** Start of MATERIAL PROVIDED **

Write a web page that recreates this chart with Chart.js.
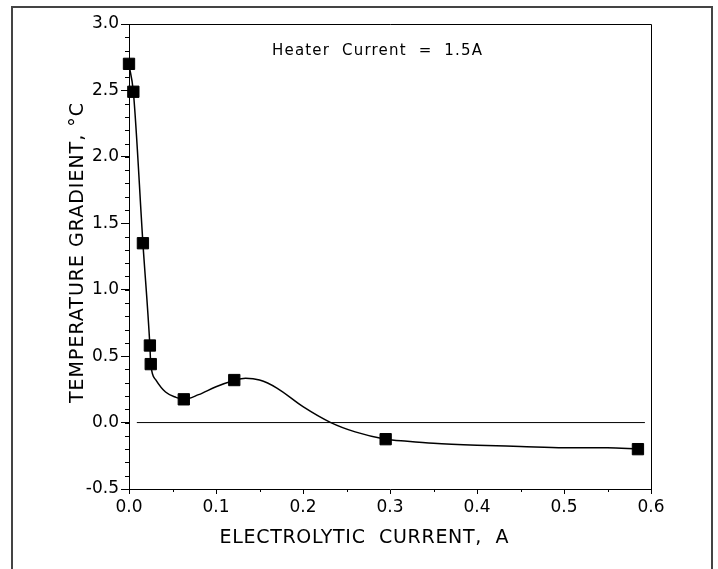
<!DOCTYPE html>
<html>
<head>
<meta charset="utf-8">
<script src="https://cdn.jsdelivr.net/npm/chart.js@4.4.1/dist/chart.umd.min.js"></script>
<style>
	html, body { margin: 0; padding: 0; background: #ffffff; }
	#wrap { width: 718px; height: 569px; }
</style>
</head>
<body>
<div id="wrap"><canvas id="gradient_chart"></canvas></div>
<script>
//
// Measured points (electrolytic current in A, temperature gradient in °C).
//
const current_values = [ 0.0, 0.005, 0.016, 0.024, 0.025, 0.063, 0.121, 0.295, 0.585 ];
const gradient_values = [ 2.7, 2.49, 1.35, 0.58, 0.44, 0.175, 0.32, -0.125, -0.2 ];

//
// Smooth fitted curve.
//
const curve_x = [ 0.0, 0.005, 0.016, 0.024, 0.025, 0.031, 0.042, 0.054, 0.063, 0.08, 0.1, 0.12, 0.134, 0.15, 0.17, 0.2, 0.232, 0.26, 0.295, 0.32, 0.35, 0.4, 0.45, 0.5, 0.55, 0.585 ];
const curve_y = [ 2.69, 2.49, 1.35, 0.58, 0.44, 0.32, 0.23, 0.19, 0.175, 0.21, 0.27, 0.315, 0.333, 0.32, 0.26, 0.12, 0.0, -0.07, -0.125, -0.14, -0.155, -0.17, -0.18, -0.19, -0.19, -0.2 ];

// Zero reference line
const zero_x = [ 0.009, 0.593 ];
const zero_y = [ 0, 0 ];

// Axis ticks
const x_ticks = [ 0.0, 0.1, 0.2, 0.3, 0.4, 0.5, 0.6 ];
const y_ticks = [ -0.5, 0.0, 0.5, 1.0, 1.5, 2.0, 2.5, 3.0 ];

const x_title = "ELECTROLYTIC  CURRENT,  A";
const y_title = "TEMPERATURE GRADIENT, °C";
const note_text = "Heater  Current  =  1.5A";

const FONT = "'DejaVu Sans', sans-serif";

function toPoints( xs, ys ) {
	return xs.map( ( x, i ) => ( { x: x, y: ys[ i ] } ) );
}

// Writes a text stretched to a given width
function fitText( ctx, text, x, y, width ) {
	ctx.letterSpacing = "0px";
	const w = ctx.measureText( text ).width;
	const spacing = ( width - w ) / ( text.length - 1 );
	ctx.letterSpacing = spacing + "px";
	ctx.textAlign = "left";
	ctx.fillText( text, x - width / 2, y );
	ctx.letterSpacing = "0px";
}

//
// Frame, minor ticks, titles and the note.
//
const decorations = {
	id: "decorations",
	afterDraw( chart ) {
		const ctx = chart.ctx;
		const area = chart.chartArea;
		const xs = chart.scales.x;
		const ys = chart.scales.y;

		ctx.save();

		// outer frame
		ctx.strokeStyle = "#444444";
		ctx.lineWidth = 2;
		ctx.beginPath();
		ctx.moveTo( 12, 580 );
		ctx.lineTo( 12, 7 );
		ctx.lineTo( 712, 7 );
		ctx.lineTo( 712, 580 );
		ctx.stroke();

		// top and right of the plot
		ctx.strokeStyle = "#000000";
		ctx.lineWidth = 1;
		ctx.beginPath();
		ctx.moveTo( area.left, area.top + 0.5 );
		ctx.lineTo( area.right + 0.5, area.top + 0.5 );
		ctx.lineTo( area.right + 0.5, area.bottom + 3 );
		ctx.stroke();

		// minor ticks
		ctx.beginPath();
		for ( let v = -0.5; v <= 3.0001; v += 0.1 ) {
			const py = Math.round( ys.getPixelForValue( v ) ) + 0.5;
			ctx.moveTo( area.left - 4, py );
			ctx.lineTo( area.left, py );
		}
		for ( let v = 0.05; v < 0.6; v += 0.1 ) {
			const px = Math.round( xs.getPixelForValue( v ) ) + 0.5;
			ctx.moveTo( px, area.bottom );
			ctx.lineTo( px, area.bottom + 3 );
		}
		ctx.stroke();

		ctx.fillStyle = "#000000";
		ctx.textBaseline = "middle";

		// x title
		ctx.font = "19px " + FONT;
		fitText( ctx, x_title, 364, 538, 289 );

		// y title
		ctx.save();
		ctx.translate( 78, 253 );
		ctx.rotate( -Math.PI / 2 );
		fitText( ctx, y_title, 0, 0, 300 );
		ctx.restore();

		// note
		ctx.font = "15px " + FONT;
		fitText( ctx, note_text, 377, 51, 210 );

		ctx.restore();
	}
};

const gradient_chart = document.getElementById( "gradient_chart" );

new Chart( gradient_chart,
	{
		type: "scatter",
		data: {
			datasets: [
				{
					data: toPoints( current_values, gradient_values ),
					pointStyle: "rect",
					pointRadius: 8,
					pointBorderWidth: 1,
					backgroundColor: "#000000",
					borderColor: "#000000",
					showLine: false,
					clip: false
				},
				{
					data: toPoints( curve_x, curve_y ),
					showLine: true,
					cubicInterpolationMode: "monotone",
					borderColor: "#000000",
					borderWidth: 1.5,
					pointRadius: 0
				},
				{
					data: toPoints( zero_x, zero_y ),
					showLine: true,
					borderColor: "#000000",
					borderWidth: 1,
					pointRadius: 0
				}
			]
		},
		options: {
			responsive: true,
			maintainAspectRatio: false,
			animation: false,
			layout: {
				padding: { left: 11, top: 24, right: 67, bottom: 0 }
			},
			plugins: {
				legend: { display: false },
				tooltip: { enabled: false }
			},
			scales: {
				x: {
					type: "linear",
					min: 0,
					max: 0.6,
					afterFit: ( scale ) => { scale.height = 80; },
					afterBuildTicks: ( scale ) => { scale.ticks = x_ticks.map( v => ( { value: v } ) ); },
					grid: {
						drawOnChartArea: false,
						tickLength: 5,
						color: "#000000"
					},
					border: { display: true, color: "#000000", width: 1 },
					ticks: {
						color: "#000000",
						padding: 3,
						maxRotation: 0,
						font: { size: 17, family: FONT },
						callback: ( v ) => v.toFixed( 1 )
					}
				},
				y: {
					type: "linear",
					min: -0.5,
					max: 3.0,
					afterFit: ( scale ) => { scale.width = 118; },
					afterBuildTicks: ( scale ) => { scale.ticks = y_ticks.map( v => ( { value: v } ) ); },
					grid: {
						drawOnChartArea: false,
						tickLength: 8,
						color: "#000000"
					},
					border: { display: true, color: "#000000", width: 1 },
					ticks: {
						color: "#000000",
						padding: 2,
						font: { size: 17, family: FONT },
						callback: ( v ) => v.toFixed( 1 )
					}
				}
			}
		},
		plugins: [ decorations ]
	} );
</script>
</body>
</html>
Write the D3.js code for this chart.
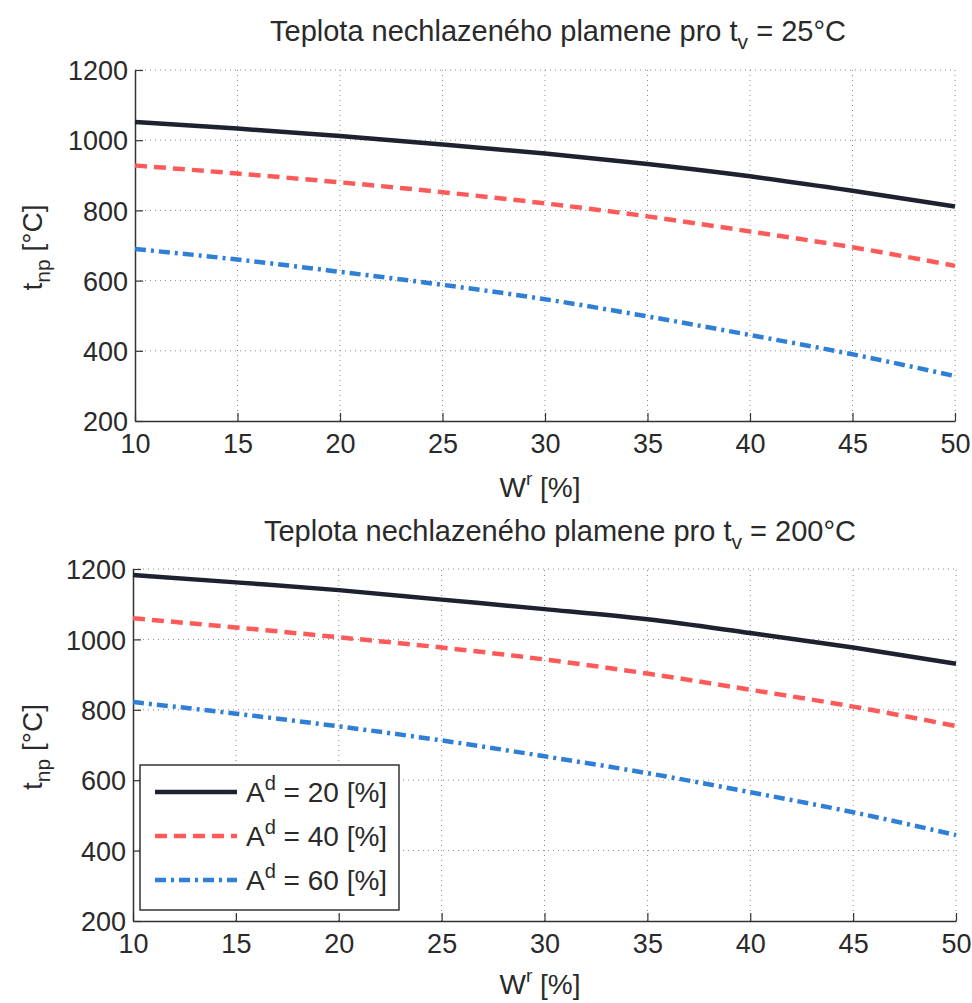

** End of MATERIAL PROVIDED **

_BRIEF_. Leaving aside the images, write out the entries above word for word.

_FULL RESPONSE_.
Write a web page that recreates this chart with Chart.js.
<!DOCTYPE html>
<html>
<head>
<meta charset="utf-8">
<script src="https://cdn.jsdelivr.net/npm/chart.js@4.4.1/dist/chart.umd.min.js"></script>
<style>
	html, body { margin: 0; padding: 0; background: #ffffff; }
	#wrap { width: 718px; height: 569px; }
</style>
</head>
<body>
<div id="wrap"><canvas id="gradient_chart"></canvas></div>
<script>
//
// Measured points (electrolytic current in A, temperature gradient in °C).
//
const current_values = [ 0.0, 0.005, 0.016, 0.024, 0.025, 0.063, 0.121, 0.295, 0.585 ];
const gradient_values = [ 2.7, 2.49, 1.35, 0.58, 0.44, 0.175, 0.32, -0.125, -0.2 ];

//
// Smooth fitted curve.
//
const curve_x = [ 0.0, 0.005, 0.016, 0.024, 0.025, 0.031, 0.042, 0.054, 0.063, 0.08, 0.1, 0.12, 0.134, 0.15, 0.17, 0.2, 0.232, 0.26, 0.295, 0.32, 0.35, 0.4, 0.45, 0.5, 0.55, 0.585 ];
const curve_y = [ 2.69, 2.49, 1.35, 0.58, 0.44, 0.32, 0.23, 0.19, 0.175, 0.21, 0.27, 0.315, 0.333, 0.32, 0.26, 0.12, 0.0, -0.07, -0.125, -0.14, -0.155, -0.17, -0.18, -0.19, -0.19, -0.2 ];

// Zero reference line
const zero_x = [ 0.009, 0.593 ];
const zero_y = [ 0, 0 ];

// Axis ticks
const x_ticks = [ 0.0, 0.1, 0.2, 0.3, 0.4, 0.5, 0.6 ];
const y_ticks = [ -0.5, 0.0, 0.5, 1.0, 1.5, 2.0, 2.5, 3.0 ];

const x_title = "ELECTROLYTIC  CURRENT,  A";
const y_title = "TEMPERATURE GRADIENT, °C";
const note_text = "Heater  Current  =  1.5A";

const FONT = "'DejaVu Sans', sans-serif";

function toPoints( xs, ys ) {
	return xs.map( ( x, i ) => ( { x: x, y: ys[ i ] } ) );
}

// Writes a text stretched to a given width
function fitText( ctx, text, x, y, width ) {
	ctx.letterSpacing = "0px";
	const w = ctx.measureText( text ).width;
	const spacing = ( width - w ) / ( text.length - 1 );
	ctx.letterSpacing = spacing + "px";
	ctx.textAlign = "left";
	ctx.fillText( text, x - width / 2, y );
	ctx.letterSpacing = "0px";
}

//
// Frame, minor ticks, titles and the note.
//
const decorations = {
	id: "decorations",
	afterDraw( chart ) {
		const ctx = chart.ctx;
		const area = chart.chartArea;
		const xs = chart.scales.x;
		const ys = chart.scales.y;

		ctx.save();

		// outer frame
		ctx.strokeStyle = "#444444";
		ctx.lineWidth = 2;
		ctx.beginPath();
		ctx.moveTo( 12, 580 );
		ctx.lineTo( 12, 7 );
		ctx.lineTo( 712, 7 );
		ctx.lineTo( 712, 580 );
		ctx.stroke();

		// top and right of the plot
		ctx.strokeStyle = "#000000";
		ctx.lineWidth = 1;
		ctx.beginPath();
		ctx.moveTo( area.left, area.top + 0.5 );
		ctx.lineTo( area.right + 0.5, area.top + 0.5 );
		ctx.lineTo( area.right + 0.5, area.bottom + 3 );
		ctx.stroke();

		// minor ticks
		ctx.beginPath();
		for ( let v = -0.5; v <= 3.0001; v += 0.1 ) {
			const py = Math.round( ys.getPixelForValue( v ) ) + 0.5;
			ctx.moveTo( area.left - 4, py );
			ctx.lineTo( area.left, py );
		}
		for ( let v = 0.05; v < 0.6; v += 0.1 ) {
			const px = Math.round( xs.getPixelForValue( v ) ) + 0.5;
			ctx.moveTo( px, area.bottom );
			ctx.lineTo( px, area.bottom + 3 );
		}
		ctx.stroke();

		ctx.fillStyle = "#000000";
		ctx.textBaseline = "middle";

		// x title
		ctx.font = "19px " + FONT;
		fitText( ctx, x_title, 364, 538, 289 );

		// y title
		ctx.save();
		ctx.translate( 78, 253 );
		ctx.rotate( -Math.PI / 2 );
		fitText( ctx, y_title, 0, 0, 300 );
		ctx.restore();

		// note
		ctx.font = "15px " + FONT;
		fitText( ctx, note_text, 377, 51, 210 );

		ctx.restore();
	}
};

const gradient_chart = document.getElementById( "gradient_chart" );

new Chart( gradient_chart,
	{
		type: "scatter",
		data: {
			datasets: [
				{
					data: toPoints( current_values, gradient_values ),
					pointStyle: "rect",
					pointRadius: 8,
					pointBorderWidth: 1,
					backgroundColor: "#000000",
					borderColor: "#000000",
					showLine: false,
					clip: false
				},
				{
					data: toPoints( curve_x, curve_y ),
					showLine: true,
					cubicInterpolationMode: "monotone",
					borderColor: "#000000",
					borderWidth: 1.5,
					pointRadius: 0
				},
				{
					data: toPoints( zero_x, zero_y ),
					showLine: true,
					borderColor: "#000000",
					borderWidth: 1,
					pointRadius: 0
				}
			]
		},
		options: {
			responsive: true,
			maintainAspectRatio: false,
			animation: false,
			layout: {
				padding: { left: 11, top: 24, right: 67, bottom: 0 }
			},
			plugins: {
				legend: { display: false },
				tooltip: { enabled: false }
			},
			scales: {
				x: {
					type: "linear",
					min: 0,
					max: 0.6,
					afterFit: ( scale ) => { scale.height = 80; },
					afterBuildTicks: ( scale ) => { scale.ticks = x_ticks.map( v => ( { value: v } ) ); },
					grid: {
						drawOnChartArea: false,
						tickLength: 5,
						color: "#000000"
					},
					border: { display: true, color: "#000000", width: 1 },
					ticks: {
						color: "#000000",
						padding: 3,
						maxRotation: 0,
						font: { size: 17, family: FONT },
						callback: ( v ) => v.toFixed( 1 )
					}
				},
				y: {
					type: "linear",
					min: -0.5,
					max: 3.0,
					afterFit: ( scale ) => { scale.width = 118; },
					afterBuildTicks: ( scale ) => { scale.ticks = y_ticks.map( v => ( { value: v } ) ); },
					grid: {
						drawOnChartArea: false,
						tickLength: 8,
						color: "#000000"
					},
					border: { display: true, color: "#000000", width: 1 },
					ticks: {
						color: "#000000",
						padding: 2,
						font: { size: 17, family: FONT },
						callback: ( v ) => v.toFixed( 1 )
					}
				}
			}
		},
		plugins: [ decorations ]
	} );
</script>
</body>
</html>
Write the D3.js code for this chart.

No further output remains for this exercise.